In the last two years, Pennsylvania has modified its mandatory assessments until it’s almost impossible for my students to pass.

 

Bureaucrats call it “raising standards,” but it’s really just making the unlikely almost unthinkable.

 

Impoverished students have traditionally had a harder time scoring as well as their wealthier peers. But the policy response has been to make things MORE difficult. How does that help?

 

Consider this: If a malnourished runner couldn’t finish the 50 yard dash, forcing him to run 100 yards isn’t raising standards. It’s piling on.

 

Oh. Both your arms are broken? Here. Bench press 300 lbs.

 

Both your feet were chopped off in an accident? Go climb Mt. Everest.

 

That’s what’s happening in the Keystone State and across the country. We’re adding extra layers of complexity to each assessment without regard to whether they’re developmentally appropriate or even necessary and fair to gauge individual skills.

 

Where Common Core State Standards have been adopted (and Pennsylvania has its own version called PA Core), annual tests have become irrationally difficult.
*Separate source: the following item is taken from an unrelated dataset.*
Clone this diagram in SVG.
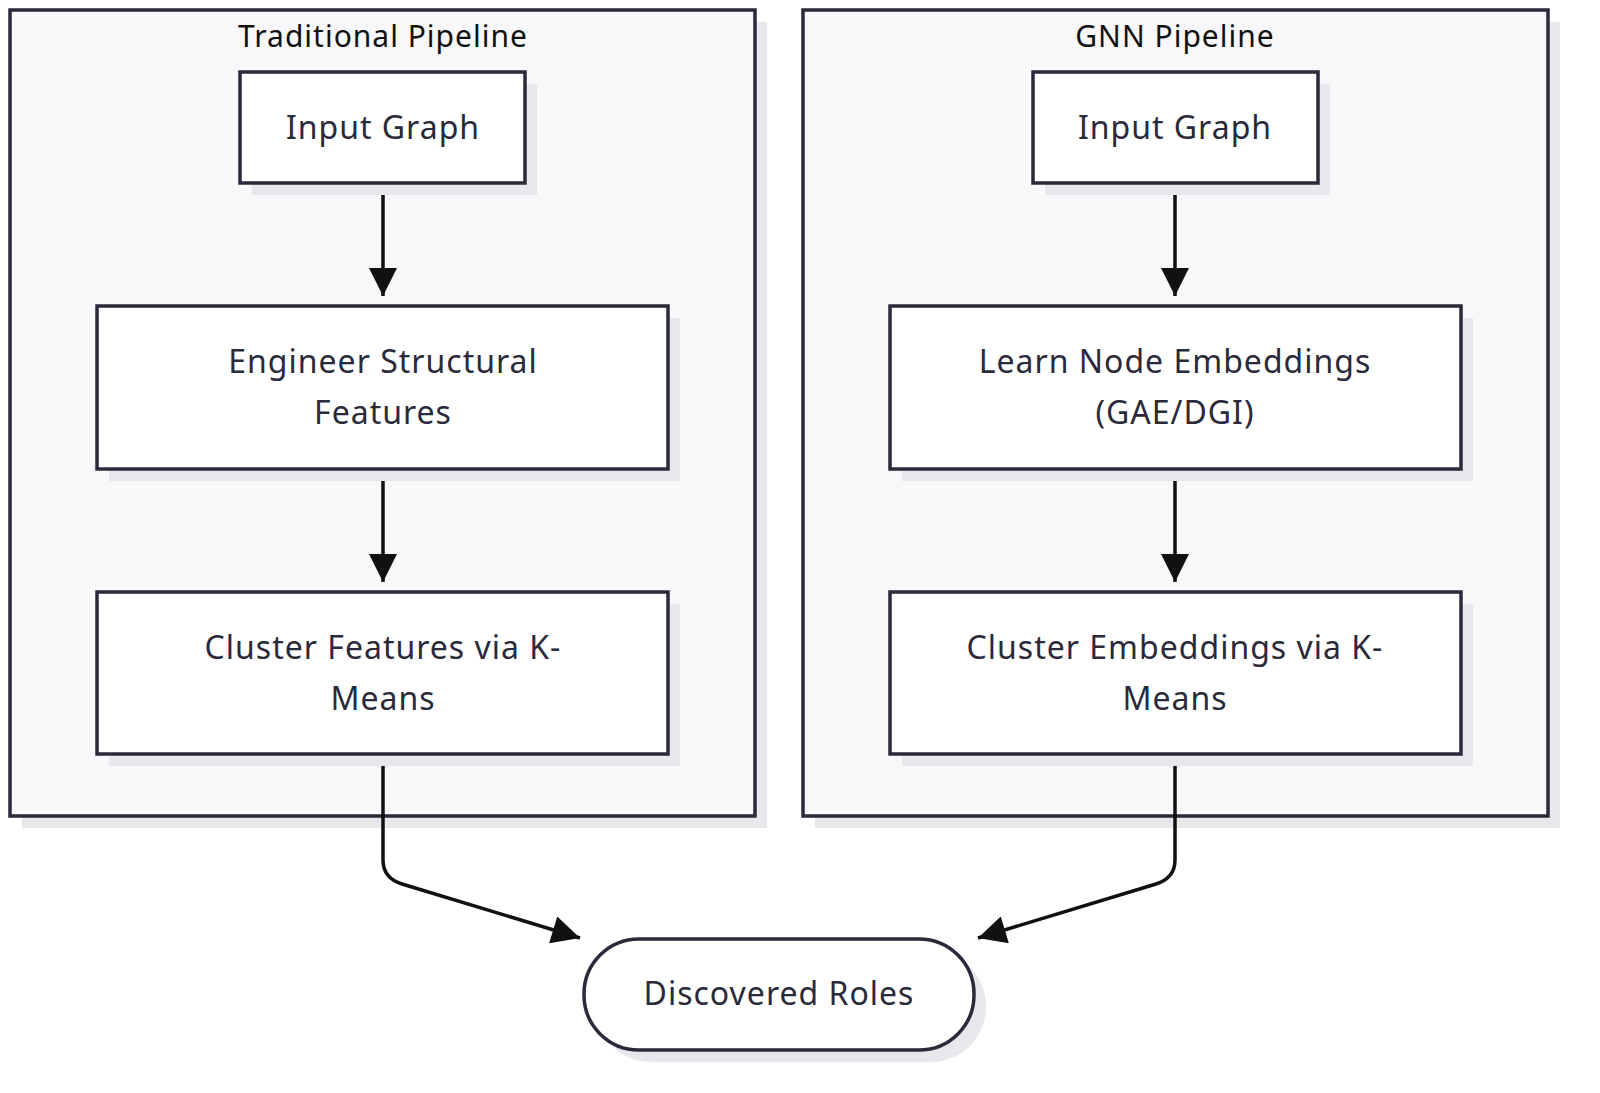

That’s why last year’s state tests – which were the first completely aligned to PA Core – saw a steep drop off in passing scores. Students flunked it in droves.

 

Where the previous tests were bad, the new ones are beyond inappropriate.

 

Yes, across the country, the tests have been written and designed to fail most students. “Reformers” cheer the increased “rigor.” Do they care that most students are failing the tests? Why do they think that the score on a  standardized test is a measure of good education? More likely, the pursuit of high test scores via multiple-choice tests undermines good education.